Frozen and re-frozen by too many Alberta winters, the natural turf at Commonwealth Stadium will be yanked out next week from its roots by Edmonton city workers, to be replaced by artificial turf. The loss of the natural playing surface marks the end of an era for the Canadian Football League.

For 22 years, Commonwealth Stadium was the only venue offering real, speckled green to CFL players and fans. Edmonton's chilly climate could make play on it especially slick and treacherous: the field was described by one visiting player as being "like concrete with some grass on it." But many Edmonton Eskimos players and fans loved the surface, once they got used to it, and it did nothing to impair the performance of the team's most memorable stars, five-time Grey Cup-winning quarterback Warren Moon and fleet-of-foot kick returner Henry "Gizmo" Williams.
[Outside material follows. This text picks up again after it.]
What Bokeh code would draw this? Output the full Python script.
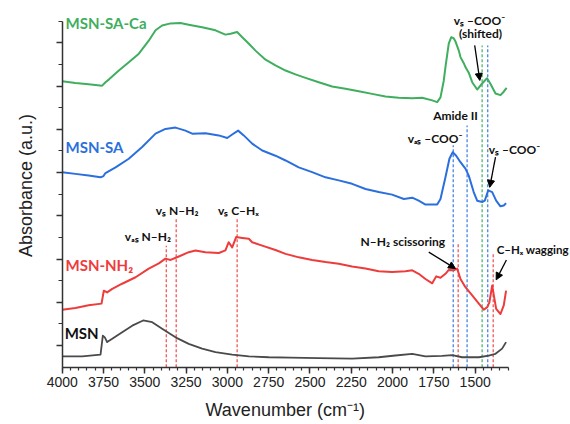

The decision by Edmonton's city council has a kind of bureaucratic logic. The new surface will require less water, no fertilizer, and will save the city around $80,000 a year. The Grey Cup can be hosted by the city this November without embarrassing slips and falls. Concerts can be held without a muddy mess to re-seed.

The sports world, however, is moving in the other direction. Today, the cleats of most Major League Baseball or National Football League players dig into real turf, not resins. Even at Toronto's BMO Field, a multi-purpose, city-owned stadium like Commonwealth, players with the Toronto FC soccer club managed to successfully petition for a change to natural grass from FieldTurf, the well-regarded artificial surface Edmonton is expected to adopt. Indeed, Edmonton may end up sacrificing the opportunity to host some international soccer matches because it will no longer offer the natural surface top teams demand.

In one important respect, Commonwealth Stadium will now be like every other CFL stadium in Canada. That may please a few visiting football players, but at a undoubted cost of a little of the stadium's character.